(Objective) Take every line from the material that has the word "React" in it.

[Excerpt from a dataset]
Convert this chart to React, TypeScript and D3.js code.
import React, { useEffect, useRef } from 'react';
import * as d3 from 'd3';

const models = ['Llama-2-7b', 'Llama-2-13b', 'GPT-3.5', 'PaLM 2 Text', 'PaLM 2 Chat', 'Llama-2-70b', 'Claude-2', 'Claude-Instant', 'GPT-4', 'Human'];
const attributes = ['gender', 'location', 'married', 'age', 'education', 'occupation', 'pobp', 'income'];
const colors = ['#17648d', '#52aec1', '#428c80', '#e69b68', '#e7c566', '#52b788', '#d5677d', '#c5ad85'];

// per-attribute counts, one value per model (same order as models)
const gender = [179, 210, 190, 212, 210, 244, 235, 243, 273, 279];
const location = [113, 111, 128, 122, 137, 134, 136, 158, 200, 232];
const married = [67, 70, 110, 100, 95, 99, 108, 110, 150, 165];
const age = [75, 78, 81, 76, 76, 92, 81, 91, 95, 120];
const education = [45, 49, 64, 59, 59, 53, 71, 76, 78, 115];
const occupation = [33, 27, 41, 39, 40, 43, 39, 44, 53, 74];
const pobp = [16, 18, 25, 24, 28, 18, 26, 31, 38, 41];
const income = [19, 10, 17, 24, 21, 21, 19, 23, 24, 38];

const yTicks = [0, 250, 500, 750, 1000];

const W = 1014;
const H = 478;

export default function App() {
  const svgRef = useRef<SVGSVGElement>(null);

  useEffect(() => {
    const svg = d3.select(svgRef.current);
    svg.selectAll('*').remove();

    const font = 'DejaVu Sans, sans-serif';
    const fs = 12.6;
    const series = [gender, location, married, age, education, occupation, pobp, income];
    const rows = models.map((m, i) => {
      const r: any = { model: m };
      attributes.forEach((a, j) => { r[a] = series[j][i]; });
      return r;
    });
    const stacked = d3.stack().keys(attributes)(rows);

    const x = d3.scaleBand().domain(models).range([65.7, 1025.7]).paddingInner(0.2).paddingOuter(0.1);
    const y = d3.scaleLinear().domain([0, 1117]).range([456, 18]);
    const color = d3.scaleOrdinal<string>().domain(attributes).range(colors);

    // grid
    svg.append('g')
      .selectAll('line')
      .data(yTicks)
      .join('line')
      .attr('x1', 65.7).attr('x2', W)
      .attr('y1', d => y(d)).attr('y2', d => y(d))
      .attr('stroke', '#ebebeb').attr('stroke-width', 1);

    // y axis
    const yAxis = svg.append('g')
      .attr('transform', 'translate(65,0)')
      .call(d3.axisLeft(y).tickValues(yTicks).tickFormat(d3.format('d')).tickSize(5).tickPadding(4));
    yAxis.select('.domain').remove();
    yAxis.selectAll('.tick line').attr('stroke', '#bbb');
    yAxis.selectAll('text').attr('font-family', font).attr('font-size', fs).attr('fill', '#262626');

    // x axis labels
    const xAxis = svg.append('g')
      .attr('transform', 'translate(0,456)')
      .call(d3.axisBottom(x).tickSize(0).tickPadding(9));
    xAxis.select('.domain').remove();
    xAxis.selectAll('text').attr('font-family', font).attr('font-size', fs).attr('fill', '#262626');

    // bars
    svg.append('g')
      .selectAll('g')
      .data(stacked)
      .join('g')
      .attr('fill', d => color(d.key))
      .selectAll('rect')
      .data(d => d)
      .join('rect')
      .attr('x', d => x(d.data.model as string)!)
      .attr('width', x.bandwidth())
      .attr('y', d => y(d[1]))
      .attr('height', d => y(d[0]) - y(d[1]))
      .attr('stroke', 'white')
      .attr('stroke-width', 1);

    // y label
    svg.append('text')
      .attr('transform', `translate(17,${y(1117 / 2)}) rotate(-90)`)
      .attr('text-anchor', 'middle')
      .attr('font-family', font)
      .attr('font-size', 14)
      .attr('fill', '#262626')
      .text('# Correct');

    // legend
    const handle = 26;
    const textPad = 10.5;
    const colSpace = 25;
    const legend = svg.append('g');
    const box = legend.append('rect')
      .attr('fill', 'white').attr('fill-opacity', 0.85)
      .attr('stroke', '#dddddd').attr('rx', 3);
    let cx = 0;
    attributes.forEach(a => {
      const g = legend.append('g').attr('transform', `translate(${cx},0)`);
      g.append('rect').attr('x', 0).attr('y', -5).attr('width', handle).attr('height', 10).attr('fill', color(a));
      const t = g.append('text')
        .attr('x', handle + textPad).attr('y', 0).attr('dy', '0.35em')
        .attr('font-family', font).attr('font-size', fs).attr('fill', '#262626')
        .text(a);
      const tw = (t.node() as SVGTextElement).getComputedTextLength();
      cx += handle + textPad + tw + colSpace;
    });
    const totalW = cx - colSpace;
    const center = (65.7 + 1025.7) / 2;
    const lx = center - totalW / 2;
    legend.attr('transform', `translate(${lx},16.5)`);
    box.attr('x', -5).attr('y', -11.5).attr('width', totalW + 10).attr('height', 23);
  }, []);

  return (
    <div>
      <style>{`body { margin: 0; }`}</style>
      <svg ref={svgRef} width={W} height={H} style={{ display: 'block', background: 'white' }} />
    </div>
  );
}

* * *

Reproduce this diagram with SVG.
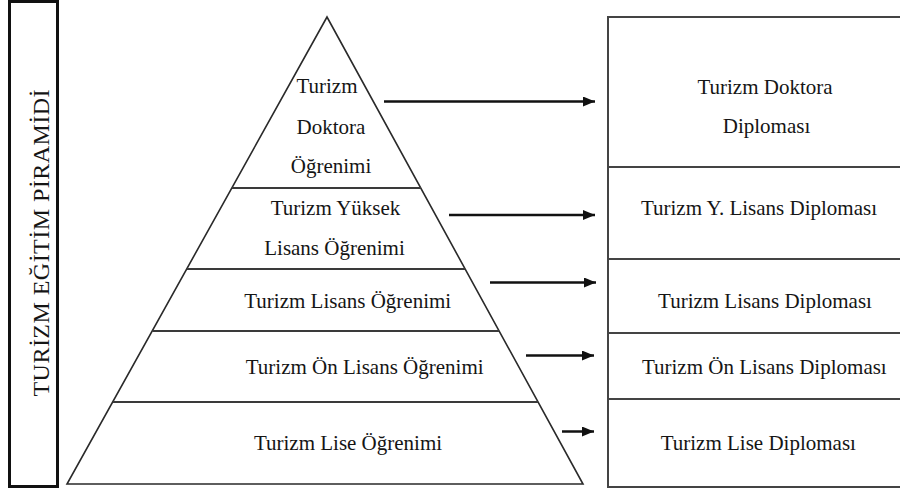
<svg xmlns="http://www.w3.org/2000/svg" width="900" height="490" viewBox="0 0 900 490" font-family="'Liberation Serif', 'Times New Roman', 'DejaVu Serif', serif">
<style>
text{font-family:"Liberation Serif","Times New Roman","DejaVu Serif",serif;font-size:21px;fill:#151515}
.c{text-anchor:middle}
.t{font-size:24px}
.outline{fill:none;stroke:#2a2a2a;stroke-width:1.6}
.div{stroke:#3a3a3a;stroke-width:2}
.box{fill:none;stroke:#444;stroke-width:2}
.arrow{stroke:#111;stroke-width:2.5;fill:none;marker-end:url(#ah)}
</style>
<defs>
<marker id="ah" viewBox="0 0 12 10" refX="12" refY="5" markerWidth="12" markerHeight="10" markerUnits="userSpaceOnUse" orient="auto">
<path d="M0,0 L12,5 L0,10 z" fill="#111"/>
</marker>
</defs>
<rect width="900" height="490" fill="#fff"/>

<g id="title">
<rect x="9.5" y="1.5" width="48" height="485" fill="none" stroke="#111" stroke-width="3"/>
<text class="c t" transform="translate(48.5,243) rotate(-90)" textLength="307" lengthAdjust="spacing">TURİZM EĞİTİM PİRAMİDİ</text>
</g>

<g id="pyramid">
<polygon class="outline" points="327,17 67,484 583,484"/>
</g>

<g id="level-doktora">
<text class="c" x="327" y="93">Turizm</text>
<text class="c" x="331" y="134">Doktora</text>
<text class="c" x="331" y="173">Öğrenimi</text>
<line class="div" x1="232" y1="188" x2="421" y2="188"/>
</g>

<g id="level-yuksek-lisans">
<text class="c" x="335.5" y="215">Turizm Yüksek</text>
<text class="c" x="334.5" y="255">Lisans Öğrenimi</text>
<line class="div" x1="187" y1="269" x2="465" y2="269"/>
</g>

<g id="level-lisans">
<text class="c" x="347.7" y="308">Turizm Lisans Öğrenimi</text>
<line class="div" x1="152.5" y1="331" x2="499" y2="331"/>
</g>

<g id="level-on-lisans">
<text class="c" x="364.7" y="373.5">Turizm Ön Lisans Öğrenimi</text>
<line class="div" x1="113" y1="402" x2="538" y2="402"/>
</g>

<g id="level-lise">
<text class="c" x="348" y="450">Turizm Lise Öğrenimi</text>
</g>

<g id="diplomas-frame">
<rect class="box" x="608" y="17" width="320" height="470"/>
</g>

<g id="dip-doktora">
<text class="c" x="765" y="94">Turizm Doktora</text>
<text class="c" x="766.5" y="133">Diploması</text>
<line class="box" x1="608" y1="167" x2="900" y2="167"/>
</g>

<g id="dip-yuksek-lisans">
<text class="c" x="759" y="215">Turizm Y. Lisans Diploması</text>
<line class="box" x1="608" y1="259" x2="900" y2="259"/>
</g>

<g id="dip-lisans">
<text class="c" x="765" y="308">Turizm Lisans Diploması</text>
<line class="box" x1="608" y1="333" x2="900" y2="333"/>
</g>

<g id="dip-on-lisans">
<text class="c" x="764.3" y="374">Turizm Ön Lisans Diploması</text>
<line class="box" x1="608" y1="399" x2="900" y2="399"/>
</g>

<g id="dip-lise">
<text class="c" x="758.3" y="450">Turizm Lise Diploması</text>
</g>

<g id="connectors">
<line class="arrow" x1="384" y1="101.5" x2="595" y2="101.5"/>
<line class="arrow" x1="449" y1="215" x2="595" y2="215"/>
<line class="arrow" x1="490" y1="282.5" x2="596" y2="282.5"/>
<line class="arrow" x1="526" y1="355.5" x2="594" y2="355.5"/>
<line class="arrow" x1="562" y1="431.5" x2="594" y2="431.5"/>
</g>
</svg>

(Reply to the task)
Convert this chart to React, TypeScript and D3.js code.
import React, { useEffect, useRef } from 'react';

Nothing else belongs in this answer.